EXERCISE INSTRUCTIONS:
Your task is to gather the lines below that hold the string "diagram".

Code that draws figures:

============================================================

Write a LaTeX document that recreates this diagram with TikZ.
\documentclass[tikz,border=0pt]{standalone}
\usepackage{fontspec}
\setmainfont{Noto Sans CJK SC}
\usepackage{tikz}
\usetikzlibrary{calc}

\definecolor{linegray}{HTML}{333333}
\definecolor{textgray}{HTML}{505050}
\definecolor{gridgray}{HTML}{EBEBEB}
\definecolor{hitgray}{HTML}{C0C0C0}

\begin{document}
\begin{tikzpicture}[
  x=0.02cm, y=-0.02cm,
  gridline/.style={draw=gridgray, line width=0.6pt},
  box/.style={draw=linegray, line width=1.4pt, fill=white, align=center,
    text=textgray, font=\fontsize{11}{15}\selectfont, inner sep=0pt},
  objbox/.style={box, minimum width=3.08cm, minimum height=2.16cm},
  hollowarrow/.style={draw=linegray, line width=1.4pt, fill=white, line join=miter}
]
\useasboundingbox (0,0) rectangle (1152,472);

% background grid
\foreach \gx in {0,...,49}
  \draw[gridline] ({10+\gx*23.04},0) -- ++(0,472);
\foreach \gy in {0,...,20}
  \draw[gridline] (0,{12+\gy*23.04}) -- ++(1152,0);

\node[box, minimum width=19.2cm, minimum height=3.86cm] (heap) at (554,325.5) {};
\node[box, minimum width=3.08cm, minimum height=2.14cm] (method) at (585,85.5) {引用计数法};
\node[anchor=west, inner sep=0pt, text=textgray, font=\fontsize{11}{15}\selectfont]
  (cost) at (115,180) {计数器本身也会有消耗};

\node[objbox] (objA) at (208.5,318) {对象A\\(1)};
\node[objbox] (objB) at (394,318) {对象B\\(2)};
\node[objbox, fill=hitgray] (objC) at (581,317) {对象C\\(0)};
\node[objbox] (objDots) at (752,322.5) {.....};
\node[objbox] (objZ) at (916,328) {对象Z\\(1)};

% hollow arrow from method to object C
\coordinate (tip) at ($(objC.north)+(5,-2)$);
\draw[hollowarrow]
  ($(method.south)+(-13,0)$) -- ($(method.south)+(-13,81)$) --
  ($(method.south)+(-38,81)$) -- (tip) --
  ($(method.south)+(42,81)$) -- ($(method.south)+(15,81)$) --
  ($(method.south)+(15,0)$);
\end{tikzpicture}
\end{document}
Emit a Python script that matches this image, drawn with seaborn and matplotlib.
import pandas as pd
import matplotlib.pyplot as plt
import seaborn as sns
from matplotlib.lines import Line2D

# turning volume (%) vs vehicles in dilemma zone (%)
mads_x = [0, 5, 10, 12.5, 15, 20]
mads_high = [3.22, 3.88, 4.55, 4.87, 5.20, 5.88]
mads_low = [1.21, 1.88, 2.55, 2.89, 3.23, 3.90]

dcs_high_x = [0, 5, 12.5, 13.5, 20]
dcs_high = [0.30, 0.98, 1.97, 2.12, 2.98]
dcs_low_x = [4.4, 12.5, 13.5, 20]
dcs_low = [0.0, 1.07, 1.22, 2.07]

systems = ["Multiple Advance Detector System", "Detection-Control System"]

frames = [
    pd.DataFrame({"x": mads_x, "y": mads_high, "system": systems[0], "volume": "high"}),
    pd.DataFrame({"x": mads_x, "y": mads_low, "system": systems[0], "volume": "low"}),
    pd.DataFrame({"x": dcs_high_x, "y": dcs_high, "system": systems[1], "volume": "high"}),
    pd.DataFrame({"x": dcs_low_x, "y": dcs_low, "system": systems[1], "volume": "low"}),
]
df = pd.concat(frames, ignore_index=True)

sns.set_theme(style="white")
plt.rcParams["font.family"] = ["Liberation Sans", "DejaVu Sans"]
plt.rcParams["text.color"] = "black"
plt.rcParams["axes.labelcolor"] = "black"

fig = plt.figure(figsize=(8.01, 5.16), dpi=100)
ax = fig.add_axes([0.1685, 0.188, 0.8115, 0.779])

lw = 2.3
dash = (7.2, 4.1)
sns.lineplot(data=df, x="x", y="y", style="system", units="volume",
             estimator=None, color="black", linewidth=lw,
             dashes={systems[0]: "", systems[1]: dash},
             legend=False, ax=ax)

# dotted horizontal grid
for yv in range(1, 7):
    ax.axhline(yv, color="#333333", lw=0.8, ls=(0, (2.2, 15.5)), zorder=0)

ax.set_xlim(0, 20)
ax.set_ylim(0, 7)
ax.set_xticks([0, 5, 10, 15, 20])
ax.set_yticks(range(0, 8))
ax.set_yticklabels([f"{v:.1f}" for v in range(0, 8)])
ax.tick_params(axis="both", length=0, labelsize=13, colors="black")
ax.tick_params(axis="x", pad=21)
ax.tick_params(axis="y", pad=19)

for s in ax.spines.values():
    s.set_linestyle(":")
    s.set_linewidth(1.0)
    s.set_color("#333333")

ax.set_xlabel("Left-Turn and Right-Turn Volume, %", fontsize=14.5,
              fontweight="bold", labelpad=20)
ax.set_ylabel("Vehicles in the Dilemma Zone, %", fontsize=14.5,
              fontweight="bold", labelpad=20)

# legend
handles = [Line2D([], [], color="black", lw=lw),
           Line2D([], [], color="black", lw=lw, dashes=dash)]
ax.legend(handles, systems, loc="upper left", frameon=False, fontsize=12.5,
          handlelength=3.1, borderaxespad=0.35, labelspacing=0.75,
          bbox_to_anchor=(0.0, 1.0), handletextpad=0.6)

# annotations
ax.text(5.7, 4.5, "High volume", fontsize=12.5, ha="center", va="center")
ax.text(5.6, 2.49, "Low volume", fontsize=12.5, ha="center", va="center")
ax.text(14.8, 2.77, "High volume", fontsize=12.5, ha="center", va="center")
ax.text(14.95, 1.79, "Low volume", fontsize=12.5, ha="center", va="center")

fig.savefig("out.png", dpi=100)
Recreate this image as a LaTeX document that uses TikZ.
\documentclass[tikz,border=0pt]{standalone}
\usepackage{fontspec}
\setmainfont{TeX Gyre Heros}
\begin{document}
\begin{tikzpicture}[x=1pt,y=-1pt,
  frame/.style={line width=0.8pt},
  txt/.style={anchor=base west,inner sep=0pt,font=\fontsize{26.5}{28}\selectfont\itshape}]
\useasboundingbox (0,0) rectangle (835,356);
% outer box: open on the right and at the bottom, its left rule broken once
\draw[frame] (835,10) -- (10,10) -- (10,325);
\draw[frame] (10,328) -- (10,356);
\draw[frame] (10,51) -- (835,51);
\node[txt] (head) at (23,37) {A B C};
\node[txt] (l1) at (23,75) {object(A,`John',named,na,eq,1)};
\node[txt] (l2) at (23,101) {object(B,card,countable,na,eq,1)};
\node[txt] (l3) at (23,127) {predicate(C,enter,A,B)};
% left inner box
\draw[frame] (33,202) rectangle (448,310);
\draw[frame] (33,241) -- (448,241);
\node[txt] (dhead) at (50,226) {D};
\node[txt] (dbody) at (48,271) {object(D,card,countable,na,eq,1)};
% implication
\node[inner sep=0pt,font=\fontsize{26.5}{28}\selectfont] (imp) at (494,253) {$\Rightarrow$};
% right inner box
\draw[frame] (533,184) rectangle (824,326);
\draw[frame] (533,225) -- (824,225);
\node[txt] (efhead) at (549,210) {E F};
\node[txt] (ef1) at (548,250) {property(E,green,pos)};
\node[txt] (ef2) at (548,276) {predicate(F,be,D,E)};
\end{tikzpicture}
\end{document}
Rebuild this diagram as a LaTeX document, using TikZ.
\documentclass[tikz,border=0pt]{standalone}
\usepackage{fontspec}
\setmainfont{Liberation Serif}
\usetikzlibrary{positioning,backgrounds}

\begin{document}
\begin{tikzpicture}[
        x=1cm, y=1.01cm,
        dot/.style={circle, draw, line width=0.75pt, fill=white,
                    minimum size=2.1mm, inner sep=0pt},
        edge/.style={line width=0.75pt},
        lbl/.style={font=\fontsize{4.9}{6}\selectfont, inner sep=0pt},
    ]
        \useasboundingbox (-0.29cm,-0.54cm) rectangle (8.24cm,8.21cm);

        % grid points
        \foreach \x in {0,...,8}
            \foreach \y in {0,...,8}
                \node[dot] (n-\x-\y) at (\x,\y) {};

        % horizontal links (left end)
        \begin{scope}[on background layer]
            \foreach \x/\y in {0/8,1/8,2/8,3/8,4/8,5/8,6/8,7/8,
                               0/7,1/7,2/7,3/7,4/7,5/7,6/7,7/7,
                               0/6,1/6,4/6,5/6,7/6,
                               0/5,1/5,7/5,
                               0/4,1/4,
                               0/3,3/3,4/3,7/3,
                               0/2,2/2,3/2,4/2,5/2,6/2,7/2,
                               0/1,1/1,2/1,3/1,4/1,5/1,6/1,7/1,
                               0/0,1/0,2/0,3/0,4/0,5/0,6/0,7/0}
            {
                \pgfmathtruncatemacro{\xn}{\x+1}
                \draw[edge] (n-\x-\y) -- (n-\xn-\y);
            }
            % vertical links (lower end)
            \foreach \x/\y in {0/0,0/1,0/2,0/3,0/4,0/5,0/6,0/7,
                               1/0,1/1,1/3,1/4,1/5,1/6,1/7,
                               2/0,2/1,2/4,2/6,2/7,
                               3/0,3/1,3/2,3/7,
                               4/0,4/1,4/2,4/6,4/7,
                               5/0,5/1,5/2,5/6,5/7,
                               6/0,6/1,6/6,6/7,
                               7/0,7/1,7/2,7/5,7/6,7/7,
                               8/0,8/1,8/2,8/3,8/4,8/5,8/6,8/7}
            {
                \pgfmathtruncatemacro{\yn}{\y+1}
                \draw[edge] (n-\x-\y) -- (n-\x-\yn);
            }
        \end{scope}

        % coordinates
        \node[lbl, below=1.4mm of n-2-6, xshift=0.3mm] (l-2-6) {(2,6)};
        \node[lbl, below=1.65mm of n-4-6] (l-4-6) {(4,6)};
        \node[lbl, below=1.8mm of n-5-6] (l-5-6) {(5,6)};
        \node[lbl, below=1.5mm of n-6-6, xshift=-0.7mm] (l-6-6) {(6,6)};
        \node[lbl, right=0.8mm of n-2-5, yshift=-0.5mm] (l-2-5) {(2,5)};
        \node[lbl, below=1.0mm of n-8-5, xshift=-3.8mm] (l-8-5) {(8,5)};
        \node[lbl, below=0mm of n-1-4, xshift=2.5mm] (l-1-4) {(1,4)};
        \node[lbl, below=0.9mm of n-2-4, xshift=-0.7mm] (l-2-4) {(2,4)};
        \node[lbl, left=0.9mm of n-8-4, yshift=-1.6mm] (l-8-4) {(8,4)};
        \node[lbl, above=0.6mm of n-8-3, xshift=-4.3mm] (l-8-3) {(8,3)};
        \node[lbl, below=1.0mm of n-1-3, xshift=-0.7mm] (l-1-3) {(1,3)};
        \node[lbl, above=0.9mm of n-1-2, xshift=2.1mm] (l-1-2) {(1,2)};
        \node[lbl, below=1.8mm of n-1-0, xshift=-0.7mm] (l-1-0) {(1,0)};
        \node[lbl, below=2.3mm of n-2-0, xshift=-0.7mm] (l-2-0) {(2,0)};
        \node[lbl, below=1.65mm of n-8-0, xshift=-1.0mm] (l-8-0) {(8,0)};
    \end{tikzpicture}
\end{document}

============================================================

PROBLEM SOLUTION:
Write a LaTeX document that recreates this diagram with TikZ.
Rebuild this diagram as a LaTeX document, using TikZ.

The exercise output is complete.